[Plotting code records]
** begin **
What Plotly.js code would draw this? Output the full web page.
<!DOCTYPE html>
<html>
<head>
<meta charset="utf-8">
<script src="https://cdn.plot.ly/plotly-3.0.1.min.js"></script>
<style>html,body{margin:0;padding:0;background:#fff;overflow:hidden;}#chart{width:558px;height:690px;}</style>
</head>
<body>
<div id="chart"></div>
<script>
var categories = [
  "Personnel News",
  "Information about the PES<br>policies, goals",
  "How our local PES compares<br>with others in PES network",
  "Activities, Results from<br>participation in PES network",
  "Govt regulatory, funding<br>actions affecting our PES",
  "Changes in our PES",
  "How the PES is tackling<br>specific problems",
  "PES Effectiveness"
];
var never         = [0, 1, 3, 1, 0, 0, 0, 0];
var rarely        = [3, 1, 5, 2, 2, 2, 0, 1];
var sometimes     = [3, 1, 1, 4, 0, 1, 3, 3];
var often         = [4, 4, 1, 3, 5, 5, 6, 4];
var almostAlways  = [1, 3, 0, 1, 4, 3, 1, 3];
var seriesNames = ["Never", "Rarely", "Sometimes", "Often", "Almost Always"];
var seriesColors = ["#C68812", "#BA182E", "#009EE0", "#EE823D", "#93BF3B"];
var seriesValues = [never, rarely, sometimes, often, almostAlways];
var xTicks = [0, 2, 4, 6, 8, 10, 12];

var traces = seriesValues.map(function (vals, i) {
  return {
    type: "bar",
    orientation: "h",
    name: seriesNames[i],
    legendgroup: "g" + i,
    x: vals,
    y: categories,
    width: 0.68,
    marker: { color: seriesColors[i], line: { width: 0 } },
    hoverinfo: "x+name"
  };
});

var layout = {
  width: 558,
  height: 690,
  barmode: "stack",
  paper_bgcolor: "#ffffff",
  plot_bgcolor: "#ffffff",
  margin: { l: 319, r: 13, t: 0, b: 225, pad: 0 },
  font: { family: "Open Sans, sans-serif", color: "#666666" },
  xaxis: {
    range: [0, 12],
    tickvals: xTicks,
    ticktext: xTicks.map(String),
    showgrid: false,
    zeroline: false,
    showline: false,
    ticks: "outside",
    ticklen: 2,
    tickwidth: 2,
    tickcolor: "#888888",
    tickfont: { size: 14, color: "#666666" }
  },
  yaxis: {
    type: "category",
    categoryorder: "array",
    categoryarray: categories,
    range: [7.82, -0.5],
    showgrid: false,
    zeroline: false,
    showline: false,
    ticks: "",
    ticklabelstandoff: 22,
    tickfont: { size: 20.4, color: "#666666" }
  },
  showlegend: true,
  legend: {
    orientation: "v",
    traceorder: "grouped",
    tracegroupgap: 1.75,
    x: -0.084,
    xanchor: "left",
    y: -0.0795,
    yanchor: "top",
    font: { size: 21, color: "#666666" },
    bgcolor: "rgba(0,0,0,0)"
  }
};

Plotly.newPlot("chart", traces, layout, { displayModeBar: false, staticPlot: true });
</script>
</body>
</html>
** end **
** begin **
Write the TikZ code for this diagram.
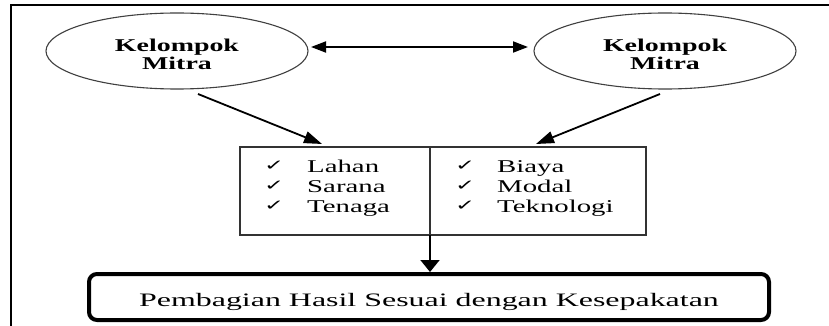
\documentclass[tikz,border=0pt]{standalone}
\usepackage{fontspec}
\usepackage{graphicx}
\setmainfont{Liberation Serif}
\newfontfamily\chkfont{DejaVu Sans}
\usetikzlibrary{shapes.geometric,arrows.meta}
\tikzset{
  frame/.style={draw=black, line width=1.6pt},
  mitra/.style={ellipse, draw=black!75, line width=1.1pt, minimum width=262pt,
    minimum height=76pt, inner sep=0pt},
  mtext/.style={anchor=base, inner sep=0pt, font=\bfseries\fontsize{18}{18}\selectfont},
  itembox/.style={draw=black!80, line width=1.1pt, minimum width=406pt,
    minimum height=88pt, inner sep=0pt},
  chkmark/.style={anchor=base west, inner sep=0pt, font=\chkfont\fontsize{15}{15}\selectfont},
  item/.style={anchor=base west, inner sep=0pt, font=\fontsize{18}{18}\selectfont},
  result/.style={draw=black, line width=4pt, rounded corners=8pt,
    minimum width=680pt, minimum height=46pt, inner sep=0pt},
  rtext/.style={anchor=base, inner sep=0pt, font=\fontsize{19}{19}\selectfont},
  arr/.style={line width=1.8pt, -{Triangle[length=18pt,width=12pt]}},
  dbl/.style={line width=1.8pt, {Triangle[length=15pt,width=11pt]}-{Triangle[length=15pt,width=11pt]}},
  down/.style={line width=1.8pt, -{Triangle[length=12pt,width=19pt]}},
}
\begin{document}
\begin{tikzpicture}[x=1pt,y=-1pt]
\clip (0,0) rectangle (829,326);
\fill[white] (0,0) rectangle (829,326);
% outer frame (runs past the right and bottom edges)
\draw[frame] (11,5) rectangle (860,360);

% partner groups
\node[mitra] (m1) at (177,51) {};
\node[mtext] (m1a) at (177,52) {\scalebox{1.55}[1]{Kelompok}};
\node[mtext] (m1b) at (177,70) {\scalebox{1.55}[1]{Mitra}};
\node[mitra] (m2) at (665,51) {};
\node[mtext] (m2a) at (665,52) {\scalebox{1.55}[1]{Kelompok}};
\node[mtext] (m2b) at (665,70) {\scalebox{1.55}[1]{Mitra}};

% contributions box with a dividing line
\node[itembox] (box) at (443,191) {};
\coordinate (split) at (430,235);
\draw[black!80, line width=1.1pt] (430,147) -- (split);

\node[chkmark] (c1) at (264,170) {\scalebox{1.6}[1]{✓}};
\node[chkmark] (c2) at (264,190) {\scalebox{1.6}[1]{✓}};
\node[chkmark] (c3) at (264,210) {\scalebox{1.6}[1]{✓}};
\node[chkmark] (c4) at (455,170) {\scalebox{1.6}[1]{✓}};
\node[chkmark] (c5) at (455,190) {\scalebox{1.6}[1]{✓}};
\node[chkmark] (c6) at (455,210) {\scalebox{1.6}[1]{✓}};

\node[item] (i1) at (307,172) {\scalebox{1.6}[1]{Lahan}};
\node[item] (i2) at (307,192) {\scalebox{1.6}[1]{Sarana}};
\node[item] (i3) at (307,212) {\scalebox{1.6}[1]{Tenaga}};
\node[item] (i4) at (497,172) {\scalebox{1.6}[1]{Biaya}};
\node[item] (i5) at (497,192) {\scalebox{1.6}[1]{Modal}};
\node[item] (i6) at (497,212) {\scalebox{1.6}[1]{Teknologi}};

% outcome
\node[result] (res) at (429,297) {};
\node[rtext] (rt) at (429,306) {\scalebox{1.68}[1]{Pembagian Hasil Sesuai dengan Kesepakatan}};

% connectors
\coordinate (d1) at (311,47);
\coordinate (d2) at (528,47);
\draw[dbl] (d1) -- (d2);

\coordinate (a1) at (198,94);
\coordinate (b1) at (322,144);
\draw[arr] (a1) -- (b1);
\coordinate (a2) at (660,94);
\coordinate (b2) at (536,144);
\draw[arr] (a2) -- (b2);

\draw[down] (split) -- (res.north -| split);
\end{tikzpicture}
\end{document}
** end **
** begin **
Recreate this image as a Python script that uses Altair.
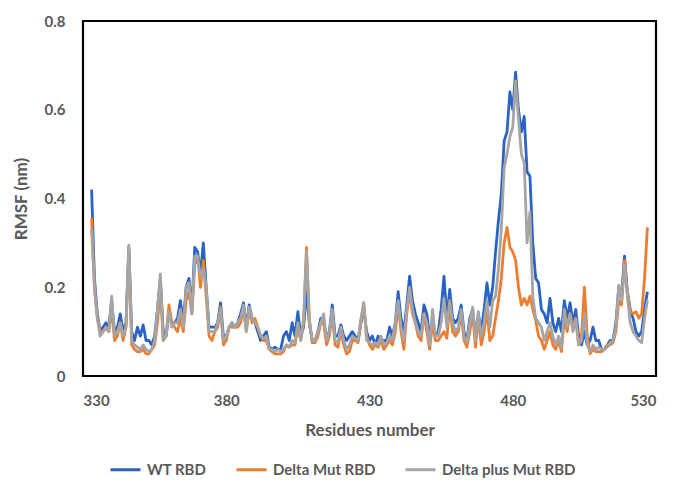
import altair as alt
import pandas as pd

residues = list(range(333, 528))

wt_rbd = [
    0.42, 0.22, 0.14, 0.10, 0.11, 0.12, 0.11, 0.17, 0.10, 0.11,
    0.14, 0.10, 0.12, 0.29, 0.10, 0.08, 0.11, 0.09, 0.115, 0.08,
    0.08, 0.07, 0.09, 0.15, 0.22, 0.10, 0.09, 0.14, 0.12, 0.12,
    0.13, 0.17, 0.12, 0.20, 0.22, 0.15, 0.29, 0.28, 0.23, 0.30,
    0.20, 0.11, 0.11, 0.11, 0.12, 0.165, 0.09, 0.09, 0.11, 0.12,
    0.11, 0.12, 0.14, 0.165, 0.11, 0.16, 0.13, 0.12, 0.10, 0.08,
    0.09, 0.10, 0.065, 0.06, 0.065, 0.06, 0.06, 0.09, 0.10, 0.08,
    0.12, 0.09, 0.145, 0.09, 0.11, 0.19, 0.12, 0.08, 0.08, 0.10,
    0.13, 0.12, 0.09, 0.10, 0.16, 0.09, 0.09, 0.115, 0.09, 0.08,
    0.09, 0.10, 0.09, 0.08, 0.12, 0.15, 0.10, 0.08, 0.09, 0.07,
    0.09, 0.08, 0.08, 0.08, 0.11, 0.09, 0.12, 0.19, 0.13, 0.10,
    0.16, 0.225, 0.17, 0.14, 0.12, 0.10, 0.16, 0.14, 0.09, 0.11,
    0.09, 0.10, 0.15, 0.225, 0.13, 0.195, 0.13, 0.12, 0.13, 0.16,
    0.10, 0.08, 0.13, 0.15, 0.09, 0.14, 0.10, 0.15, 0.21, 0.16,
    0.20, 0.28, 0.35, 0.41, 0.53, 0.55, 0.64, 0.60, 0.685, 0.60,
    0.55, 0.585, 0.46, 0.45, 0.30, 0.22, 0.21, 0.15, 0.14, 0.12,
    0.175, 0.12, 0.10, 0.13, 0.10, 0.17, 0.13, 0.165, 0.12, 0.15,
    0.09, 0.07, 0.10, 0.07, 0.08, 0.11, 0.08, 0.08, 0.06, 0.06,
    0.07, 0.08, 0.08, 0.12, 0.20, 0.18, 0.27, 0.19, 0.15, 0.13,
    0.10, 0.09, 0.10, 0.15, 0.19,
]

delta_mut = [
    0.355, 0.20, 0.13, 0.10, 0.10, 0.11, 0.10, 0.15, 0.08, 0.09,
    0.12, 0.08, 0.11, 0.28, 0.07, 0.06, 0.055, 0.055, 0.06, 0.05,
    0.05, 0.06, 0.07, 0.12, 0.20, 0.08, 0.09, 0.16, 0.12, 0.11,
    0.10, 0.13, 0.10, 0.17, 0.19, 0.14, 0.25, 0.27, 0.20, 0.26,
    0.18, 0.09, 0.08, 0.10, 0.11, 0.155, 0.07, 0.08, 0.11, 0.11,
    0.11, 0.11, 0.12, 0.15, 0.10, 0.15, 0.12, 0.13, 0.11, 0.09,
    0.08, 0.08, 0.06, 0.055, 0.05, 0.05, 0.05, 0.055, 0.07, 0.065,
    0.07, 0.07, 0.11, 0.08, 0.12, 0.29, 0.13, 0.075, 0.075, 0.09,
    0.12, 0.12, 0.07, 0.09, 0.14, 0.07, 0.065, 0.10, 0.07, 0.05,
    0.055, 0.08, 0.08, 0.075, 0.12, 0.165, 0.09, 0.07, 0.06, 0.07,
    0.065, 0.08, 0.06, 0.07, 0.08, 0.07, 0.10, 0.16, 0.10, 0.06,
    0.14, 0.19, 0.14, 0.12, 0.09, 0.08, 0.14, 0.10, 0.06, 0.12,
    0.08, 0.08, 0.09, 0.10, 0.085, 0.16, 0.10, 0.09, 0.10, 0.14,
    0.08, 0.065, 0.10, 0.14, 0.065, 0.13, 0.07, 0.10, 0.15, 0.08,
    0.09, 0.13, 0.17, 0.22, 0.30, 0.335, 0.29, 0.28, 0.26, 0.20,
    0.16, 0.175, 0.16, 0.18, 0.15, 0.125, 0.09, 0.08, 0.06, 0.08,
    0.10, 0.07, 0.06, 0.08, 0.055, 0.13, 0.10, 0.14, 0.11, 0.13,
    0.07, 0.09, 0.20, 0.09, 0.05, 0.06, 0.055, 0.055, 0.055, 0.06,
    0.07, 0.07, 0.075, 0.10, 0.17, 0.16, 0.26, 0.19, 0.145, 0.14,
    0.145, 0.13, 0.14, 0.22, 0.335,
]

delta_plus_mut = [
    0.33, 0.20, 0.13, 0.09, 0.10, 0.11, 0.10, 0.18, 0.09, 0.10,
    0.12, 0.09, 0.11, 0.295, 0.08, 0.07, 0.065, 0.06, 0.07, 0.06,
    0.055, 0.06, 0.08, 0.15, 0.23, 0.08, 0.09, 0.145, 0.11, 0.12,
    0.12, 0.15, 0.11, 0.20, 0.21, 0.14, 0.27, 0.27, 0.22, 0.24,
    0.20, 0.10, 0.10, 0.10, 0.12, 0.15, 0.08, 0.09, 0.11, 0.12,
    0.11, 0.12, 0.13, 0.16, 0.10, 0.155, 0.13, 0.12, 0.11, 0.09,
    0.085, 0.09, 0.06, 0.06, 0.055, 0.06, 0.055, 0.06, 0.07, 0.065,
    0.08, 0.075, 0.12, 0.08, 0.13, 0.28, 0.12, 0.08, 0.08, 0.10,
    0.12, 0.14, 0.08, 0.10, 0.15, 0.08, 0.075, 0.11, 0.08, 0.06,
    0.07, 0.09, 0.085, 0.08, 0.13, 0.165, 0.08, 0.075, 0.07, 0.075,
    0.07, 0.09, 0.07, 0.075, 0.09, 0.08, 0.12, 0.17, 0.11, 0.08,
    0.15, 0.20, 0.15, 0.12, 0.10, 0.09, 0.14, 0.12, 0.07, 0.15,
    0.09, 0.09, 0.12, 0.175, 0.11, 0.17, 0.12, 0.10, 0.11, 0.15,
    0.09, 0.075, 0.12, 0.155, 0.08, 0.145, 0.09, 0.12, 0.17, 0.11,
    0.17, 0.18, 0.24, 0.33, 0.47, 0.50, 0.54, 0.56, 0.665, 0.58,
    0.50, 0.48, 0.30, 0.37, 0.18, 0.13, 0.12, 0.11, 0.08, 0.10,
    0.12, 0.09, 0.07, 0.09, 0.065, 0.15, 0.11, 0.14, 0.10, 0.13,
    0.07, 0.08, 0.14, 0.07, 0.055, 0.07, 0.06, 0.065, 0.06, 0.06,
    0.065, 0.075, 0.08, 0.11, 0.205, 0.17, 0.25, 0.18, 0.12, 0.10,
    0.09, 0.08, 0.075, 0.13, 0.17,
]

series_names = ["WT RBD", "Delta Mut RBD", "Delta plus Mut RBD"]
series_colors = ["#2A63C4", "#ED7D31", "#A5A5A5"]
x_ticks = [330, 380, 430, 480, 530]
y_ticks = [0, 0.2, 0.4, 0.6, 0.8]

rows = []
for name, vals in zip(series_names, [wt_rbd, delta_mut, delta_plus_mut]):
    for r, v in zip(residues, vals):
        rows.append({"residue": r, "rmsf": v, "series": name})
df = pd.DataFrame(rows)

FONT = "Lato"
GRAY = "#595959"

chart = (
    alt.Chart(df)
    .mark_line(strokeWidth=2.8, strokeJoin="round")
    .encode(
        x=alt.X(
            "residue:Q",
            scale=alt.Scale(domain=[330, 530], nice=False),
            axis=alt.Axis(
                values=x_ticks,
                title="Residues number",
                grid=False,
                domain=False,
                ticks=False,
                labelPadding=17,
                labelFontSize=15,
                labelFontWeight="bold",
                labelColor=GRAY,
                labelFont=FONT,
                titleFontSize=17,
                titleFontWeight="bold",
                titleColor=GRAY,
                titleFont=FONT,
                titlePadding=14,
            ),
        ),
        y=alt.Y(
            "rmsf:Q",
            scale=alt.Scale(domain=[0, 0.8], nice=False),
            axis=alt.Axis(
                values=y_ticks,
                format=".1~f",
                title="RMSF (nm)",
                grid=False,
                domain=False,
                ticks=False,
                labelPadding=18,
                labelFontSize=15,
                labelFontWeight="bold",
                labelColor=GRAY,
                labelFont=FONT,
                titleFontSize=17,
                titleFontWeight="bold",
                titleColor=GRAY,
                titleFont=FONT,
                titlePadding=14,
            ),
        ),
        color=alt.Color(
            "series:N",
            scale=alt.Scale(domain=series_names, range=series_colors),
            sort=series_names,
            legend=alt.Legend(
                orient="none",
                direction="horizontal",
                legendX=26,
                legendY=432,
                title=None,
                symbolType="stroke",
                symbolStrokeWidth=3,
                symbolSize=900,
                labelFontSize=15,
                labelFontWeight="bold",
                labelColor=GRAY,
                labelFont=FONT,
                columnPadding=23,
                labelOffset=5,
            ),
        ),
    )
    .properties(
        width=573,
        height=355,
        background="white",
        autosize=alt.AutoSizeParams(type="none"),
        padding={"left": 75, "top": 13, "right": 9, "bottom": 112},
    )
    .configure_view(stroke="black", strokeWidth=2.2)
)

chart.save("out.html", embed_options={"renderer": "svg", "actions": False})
** end **
Copy out each line that contains the word "script".

## Final answer
<script src="https://cdn.plot.ly/plotly-3.0.1.min.js"></script>
<script>
</script>
Recreate this image as a Python script that uses Altair.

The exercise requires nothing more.